Jaén Merece Más (JM+; lit. 'Jaén Deserves More') is a Spanish political party. It was founded as a citizens' platform in 2017, to counter what it saw as neglect of the Province of Jaén. It was a founder of Empty Spain as a federation in November 2022, but left four months later due to disagreements with a vote on AVE high-speed rail in the Senate of Spain. In the 2023 Spanish local elections, it won three seats in the city council of Jaén, and became the kingmaker for larger parties to achieve a majority.

==History==
Jaén Merece Más began as a social movement in 2017, and was registered on 29 June that year as a platform comprising 100 organisations, excluding political parties and trade unions. In 2021, it organised protests against what it saw as neglect of the Province of Jaén by the Spanish government. In March 2021, the platform organised a protest when a planned military base was instead given to neighbouring Córdoba; it called for a convoy to block the Despeñaperros pass that joins Andalusia to central Spain.
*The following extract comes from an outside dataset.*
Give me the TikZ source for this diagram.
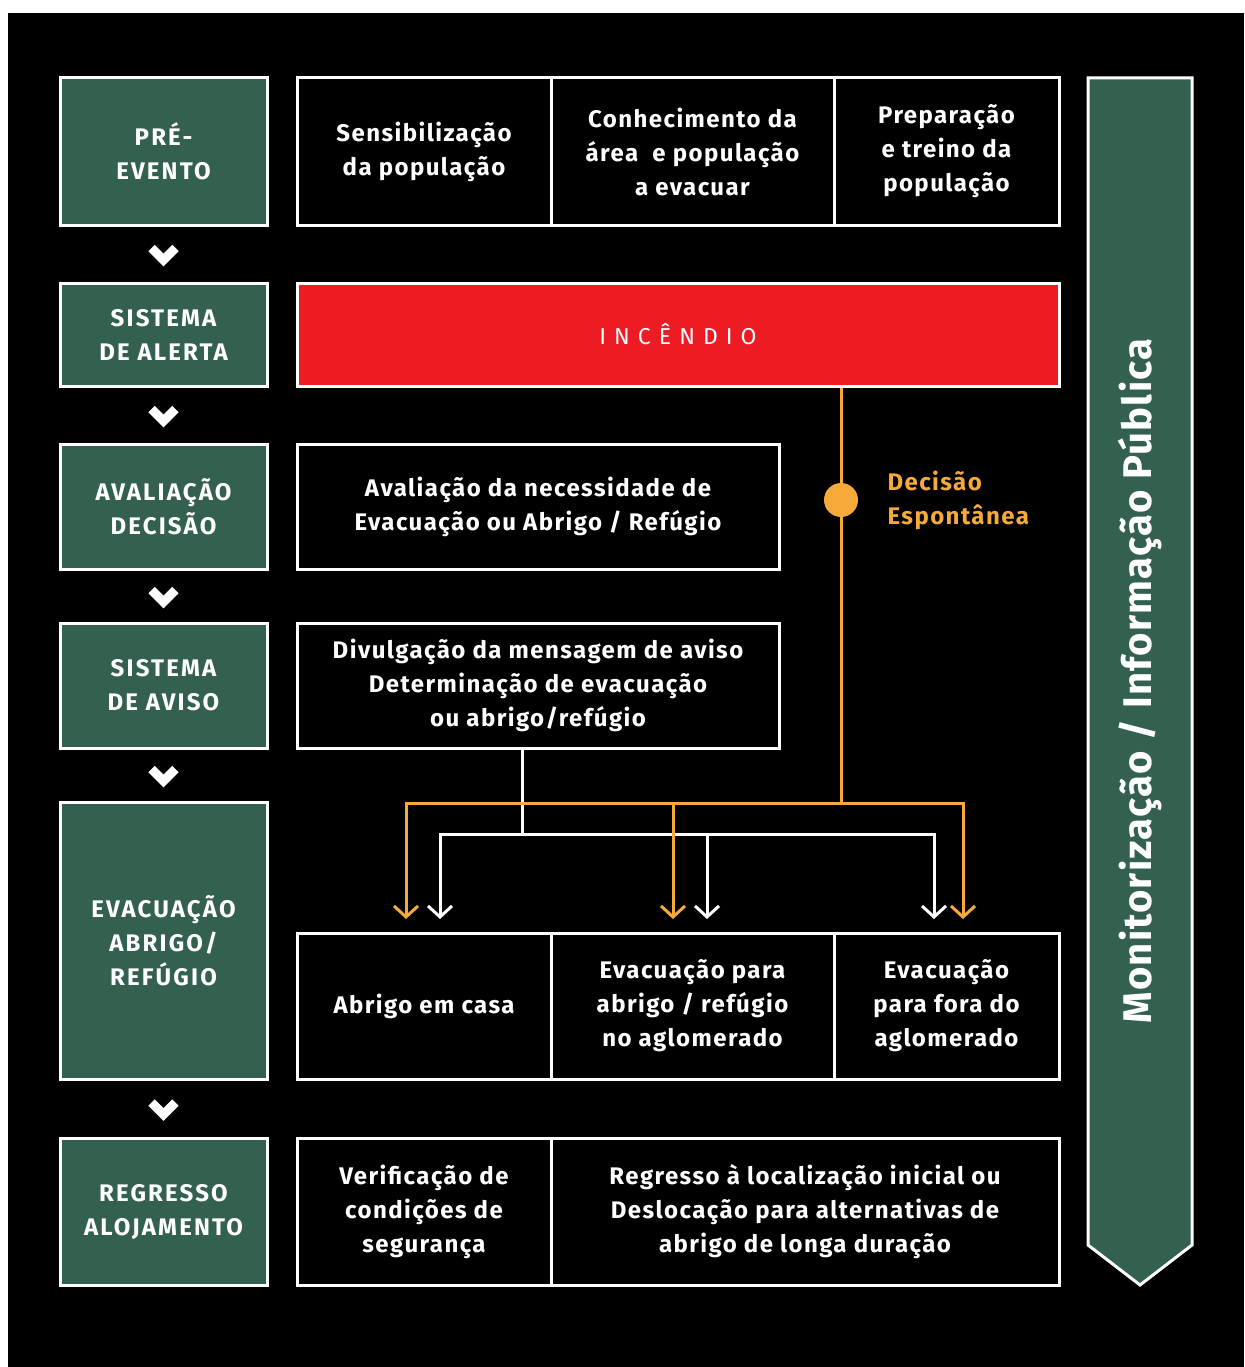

JM+ and fellow platform Levanta Jaén ran a joint list for the 2022 Andalusian regional election. The list received 6% of the vote in the Jaén constituency, falling short of winning a seat.

Jaén Merece Más was a founding organisation of Empty Spain as a federation in November 2022. In the run-up to the 2023 Spanish local elections, the party separated from the federation because the member from Teruel Existe abstained on a Senate vote to introduce AVE high-speed rail to Jaén.

In the elections, the party was the fifth-most voted in the province, with 2.71% of the vote, and joint seventh for seats, with 12. The party won three seats on the city council in the capital Jaén, becoming the kingmaker as the People's Party (PP) and Spanish Socialist Workers' Party (PSOE) had 11 seats each. The party at first called for a grand coalition with the two others, before giving its support to the PP and install Agustín González Romo as mayor. The same agreements were made in Baeza and Santisteban del Puerto, while in Santiago-Pontones the PP's support allowed for a JM+ mayor.

On 2 January 2025, the three JM+ councillors in Jaén supported a motion of no confidence that removed González as mayor and installed the PSOE's Julio Millán. In the 2026 Andalusian regional election, it fell to 2.34% of the vote in the Jaén constituency, again not winning any seats.